§ **WHAT IS ASKED**:
Leave out the pictures and set down exactly the lines from the start of the listing through the one with "(s1) at (683,244)", both included.

[BEGIN MATERIAL]

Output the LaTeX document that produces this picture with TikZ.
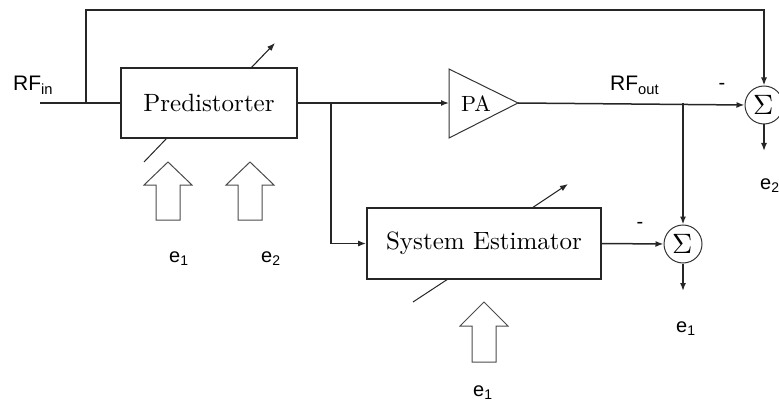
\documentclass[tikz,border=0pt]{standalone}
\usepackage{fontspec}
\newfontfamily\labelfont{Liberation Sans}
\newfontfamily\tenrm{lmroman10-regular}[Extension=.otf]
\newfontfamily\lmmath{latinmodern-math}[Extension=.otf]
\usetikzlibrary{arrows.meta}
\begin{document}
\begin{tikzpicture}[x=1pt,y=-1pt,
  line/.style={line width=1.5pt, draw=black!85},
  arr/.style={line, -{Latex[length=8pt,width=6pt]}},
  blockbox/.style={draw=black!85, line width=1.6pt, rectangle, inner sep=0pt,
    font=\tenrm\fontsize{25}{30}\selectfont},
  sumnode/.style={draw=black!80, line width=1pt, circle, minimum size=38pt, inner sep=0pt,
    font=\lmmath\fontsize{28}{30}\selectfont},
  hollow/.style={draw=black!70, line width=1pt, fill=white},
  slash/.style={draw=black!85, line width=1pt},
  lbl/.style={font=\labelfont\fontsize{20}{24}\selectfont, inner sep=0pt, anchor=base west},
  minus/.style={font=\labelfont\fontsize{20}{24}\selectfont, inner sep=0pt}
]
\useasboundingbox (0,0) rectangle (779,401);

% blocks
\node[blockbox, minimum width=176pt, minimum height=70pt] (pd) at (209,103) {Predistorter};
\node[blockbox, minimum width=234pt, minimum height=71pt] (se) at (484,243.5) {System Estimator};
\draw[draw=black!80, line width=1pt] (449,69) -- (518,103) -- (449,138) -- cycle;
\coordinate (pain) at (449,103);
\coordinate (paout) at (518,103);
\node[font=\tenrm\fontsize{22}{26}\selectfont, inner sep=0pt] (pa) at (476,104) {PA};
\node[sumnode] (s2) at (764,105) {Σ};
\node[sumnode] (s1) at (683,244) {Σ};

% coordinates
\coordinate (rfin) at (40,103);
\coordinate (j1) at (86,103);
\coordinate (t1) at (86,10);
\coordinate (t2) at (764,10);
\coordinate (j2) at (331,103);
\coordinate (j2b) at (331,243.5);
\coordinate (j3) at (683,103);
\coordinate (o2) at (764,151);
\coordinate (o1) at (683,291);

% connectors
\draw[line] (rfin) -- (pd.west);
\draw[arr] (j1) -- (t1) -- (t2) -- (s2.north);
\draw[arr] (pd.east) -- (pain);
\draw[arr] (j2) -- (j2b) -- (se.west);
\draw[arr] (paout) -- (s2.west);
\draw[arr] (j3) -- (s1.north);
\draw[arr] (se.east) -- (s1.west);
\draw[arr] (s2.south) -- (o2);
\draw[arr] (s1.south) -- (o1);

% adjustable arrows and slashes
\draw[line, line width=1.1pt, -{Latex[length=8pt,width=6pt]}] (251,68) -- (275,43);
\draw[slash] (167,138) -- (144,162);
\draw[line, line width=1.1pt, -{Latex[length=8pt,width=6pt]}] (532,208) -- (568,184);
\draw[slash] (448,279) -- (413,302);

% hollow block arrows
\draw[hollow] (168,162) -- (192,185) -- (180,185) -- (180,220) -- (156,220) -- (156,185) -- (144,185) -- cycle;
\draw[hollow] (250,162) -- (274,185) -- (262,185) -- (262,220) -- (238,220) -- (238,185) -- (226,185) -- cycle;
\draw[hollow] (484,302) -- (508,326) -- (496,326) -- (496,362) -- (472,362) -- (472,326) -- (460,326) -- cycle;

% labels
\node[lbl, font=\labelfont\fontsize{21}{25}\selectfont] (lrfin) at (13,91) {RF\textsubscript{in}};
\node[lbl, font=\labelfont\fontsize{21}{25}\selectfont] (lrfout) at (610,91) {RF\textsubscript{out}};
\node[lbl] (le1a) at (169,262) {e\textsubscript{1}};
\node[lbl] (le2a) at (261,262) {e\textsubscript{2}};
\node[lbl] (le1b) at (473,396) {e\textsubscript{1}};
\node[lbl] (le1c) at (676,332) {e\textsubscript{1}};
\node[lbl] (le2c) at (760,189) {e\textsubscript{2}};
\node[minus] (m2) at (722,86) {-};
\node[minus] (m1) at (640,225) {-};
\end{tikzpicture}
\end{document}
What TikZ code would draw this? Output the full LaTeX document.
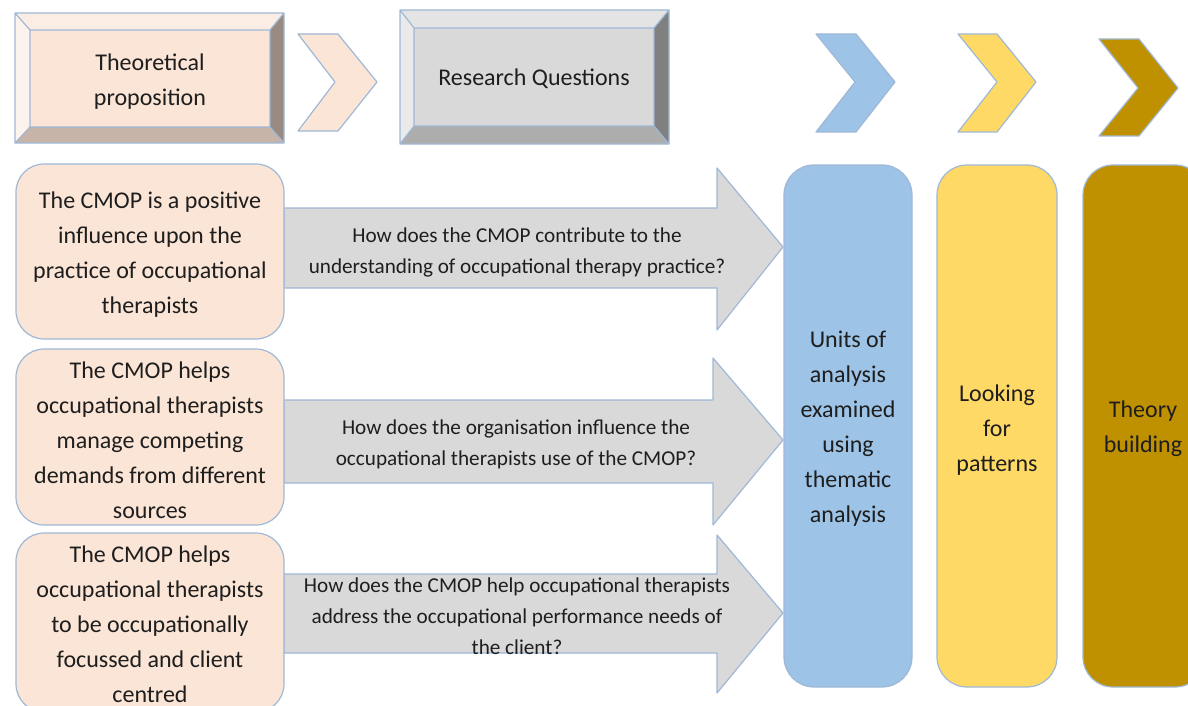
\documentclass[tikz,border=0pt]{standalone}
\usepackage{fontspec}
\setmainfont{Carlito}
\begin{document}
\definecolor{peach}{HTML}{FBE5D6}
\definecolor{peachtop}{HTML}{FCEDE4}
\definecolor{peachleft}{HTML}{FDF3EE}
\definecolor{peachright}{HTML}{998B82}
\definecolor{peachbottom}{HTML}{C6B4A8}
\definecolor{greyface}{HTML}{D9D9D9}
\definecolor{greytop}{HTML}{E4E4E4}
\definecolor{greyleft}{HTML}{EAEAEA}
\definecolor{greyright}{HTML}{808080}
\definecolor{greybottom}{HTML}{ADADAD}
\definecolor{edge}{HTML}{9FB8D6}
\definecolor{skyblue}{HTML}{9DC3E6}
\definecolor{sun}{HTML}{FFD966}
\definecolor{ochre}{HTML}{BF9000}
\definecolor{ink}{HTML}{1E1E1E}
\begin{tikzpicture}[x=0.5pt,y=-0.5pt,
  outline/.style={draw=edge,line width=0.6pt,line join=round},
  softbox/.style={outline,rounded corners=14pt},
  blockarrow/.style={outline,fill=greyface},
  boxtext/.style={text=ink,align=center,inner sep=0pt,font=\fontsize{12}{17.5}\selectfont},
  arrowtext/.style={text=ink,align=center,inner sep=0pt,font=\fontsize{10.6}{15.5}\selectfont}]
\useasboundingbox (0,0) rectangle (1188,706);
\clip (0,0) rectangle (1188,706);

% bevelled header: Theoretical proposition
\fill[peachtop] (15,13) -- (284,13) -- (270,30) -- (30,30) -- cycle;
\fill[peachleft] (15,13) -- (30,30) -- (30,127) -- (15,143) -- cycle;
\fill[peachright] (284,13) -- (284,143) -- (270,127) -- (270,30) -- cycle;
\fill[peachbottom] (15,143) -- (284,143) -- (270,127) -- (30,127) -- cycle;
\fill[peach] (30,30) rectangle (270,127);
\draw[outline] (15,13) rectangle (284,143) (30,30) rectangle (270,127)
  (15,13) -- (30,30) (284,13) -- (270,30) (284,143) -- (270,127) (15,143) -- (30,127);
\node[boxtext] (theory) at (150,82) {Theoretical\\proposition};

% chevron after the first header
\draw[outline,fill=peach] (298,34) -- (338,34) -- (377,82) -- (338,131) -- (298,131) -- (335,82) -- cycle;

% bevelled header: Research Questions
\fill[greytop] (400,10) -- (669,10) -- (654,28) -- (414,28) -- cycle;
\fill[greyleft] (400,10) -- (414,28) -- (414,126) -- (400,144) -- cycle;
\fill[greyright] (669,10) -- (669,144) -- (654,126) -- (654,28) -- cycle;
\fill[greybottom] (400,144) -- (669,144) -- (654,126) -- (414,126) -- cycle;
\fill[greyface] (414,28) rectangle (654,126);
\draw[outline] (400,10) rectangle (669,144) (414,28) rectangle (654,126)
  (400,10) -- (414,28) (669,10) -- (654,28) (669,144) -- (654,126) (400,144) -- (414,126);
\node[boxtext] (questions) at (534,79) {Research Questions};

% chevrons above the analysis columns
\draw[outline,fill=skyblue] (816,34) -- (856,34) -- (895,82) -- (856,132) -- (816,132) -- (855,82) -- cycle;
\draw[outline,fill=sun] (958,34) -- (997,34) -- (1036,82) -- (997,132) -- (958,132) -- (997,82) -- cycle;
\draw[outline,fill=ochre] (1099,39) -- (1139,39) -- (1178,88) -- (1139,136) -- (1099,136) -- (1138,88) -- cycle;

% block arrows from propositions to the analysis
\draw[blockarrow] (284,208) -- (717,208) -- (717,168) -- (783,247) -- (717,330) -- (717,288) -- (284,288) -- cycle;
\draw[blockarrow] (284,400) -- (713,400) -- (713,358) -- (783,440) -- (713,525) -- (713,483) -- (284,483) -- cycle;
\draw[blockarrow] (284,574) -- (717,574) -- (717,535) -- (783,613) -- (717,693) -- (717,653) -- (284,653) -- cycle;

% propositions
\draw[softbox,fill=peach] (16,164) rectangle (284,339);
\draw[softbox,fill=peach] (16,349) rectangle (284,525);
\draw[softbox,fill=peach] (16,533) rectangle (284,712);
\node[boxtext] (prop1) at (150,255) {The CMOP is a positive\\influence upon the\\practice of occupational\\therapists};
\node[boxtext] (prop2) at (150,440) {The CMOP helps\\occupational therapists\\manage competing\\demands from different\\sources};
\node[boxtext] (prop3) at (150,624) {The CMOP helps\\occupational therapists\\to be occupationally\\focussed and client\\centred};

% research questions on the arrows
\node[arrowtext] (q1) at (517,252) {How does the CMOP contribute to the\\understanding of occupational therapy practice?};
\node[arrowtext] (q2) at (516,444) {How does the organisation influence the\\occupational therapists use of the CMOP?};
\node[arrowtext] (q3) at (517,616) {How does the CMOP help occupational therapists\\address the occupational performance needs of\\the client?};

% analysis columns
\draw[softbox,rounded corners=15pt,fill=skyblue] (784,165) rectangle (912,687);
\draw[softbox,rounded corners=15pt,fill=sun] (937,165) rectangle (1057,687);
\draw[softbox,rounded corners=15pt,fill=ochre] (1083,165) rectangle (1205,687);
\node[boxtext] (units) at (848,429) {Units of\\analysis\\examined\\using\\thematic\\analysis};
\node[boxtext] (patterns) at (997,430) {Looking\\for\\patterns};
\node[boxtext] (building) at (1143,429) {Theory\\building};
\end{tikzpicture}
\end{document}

[END MATERIAL]

§ **RESULT OF THIS TASK**:
Output the LaTeX document that produces this picture with TikZ.
\documentclass[tikz,border=0pt]{standalone}
\usepackage{fontspec}
\newfontfamily\labelfont{Liberation Sans}
\newfontfamily\tenrm{lmroman10-regular}[Extension=.otf]
\newfontfamily\lmmath{latinmodern-math}[Extension=.otf]
\usetikzlibrary{arrows.meta}
\begin{document}
\begin{tikzpicture}[x=1pt,y=-1pt,
  line/.style={line width=1.5pt, draw=black!85},
  arr/.style={line, -{Latex[length=8pt,width=6pt]}},
  blockbox/.style={draw=black!85, line width=1.6pt, rectangle, inner sep=0pt,
    font=\tenrm\fontsize{25}{30}\selectfont},
  sumnode/.style={draw=black!80, line width=1pt, circle, minimum size=38pt, inner sep=0pt,
    font=\lmmath\fontsize{28}{30}\selectfont},
  hollow/.style={draw=black!70, line width=1pt, fill=white},
  slash/.style={draw=black!85, line width=1pt},
  lbl/.style={font=\labelfont\fontsize{20}{24}\selectfont, inner sep=0pt, anchor=base west},
  minus/.style={font=\labelfont\fontsize{20}{24}\selectfont, inner sep=0pt}
]
\useasboundingbox (0,0) rectangle (779,401);

% blocks
\node[blockbox, minimum width=176pt, minimum height=70pt] (pd) at (209,103) {Predistorter};
\node[blockbox, minimum width=234pt, minimum height=71pt] (se) at (484,243.5) {System Estimator};
\draw[draw=black!80, line width=1pt] (449,69) -- (518,103) -- (449,138) -- cycle;
\coordinate (pain) at (449,103);
\coordinate (paout) at (518,103);
\node[font=\tenrm\fontsize{22}{26}\selectfont, inner sep=0pt] (pa) at (476,104) {PA};
\node[sumnode] (s2) at (764,105) {Σ};
\node[sumnode] (s1) at (683,244) {Σ};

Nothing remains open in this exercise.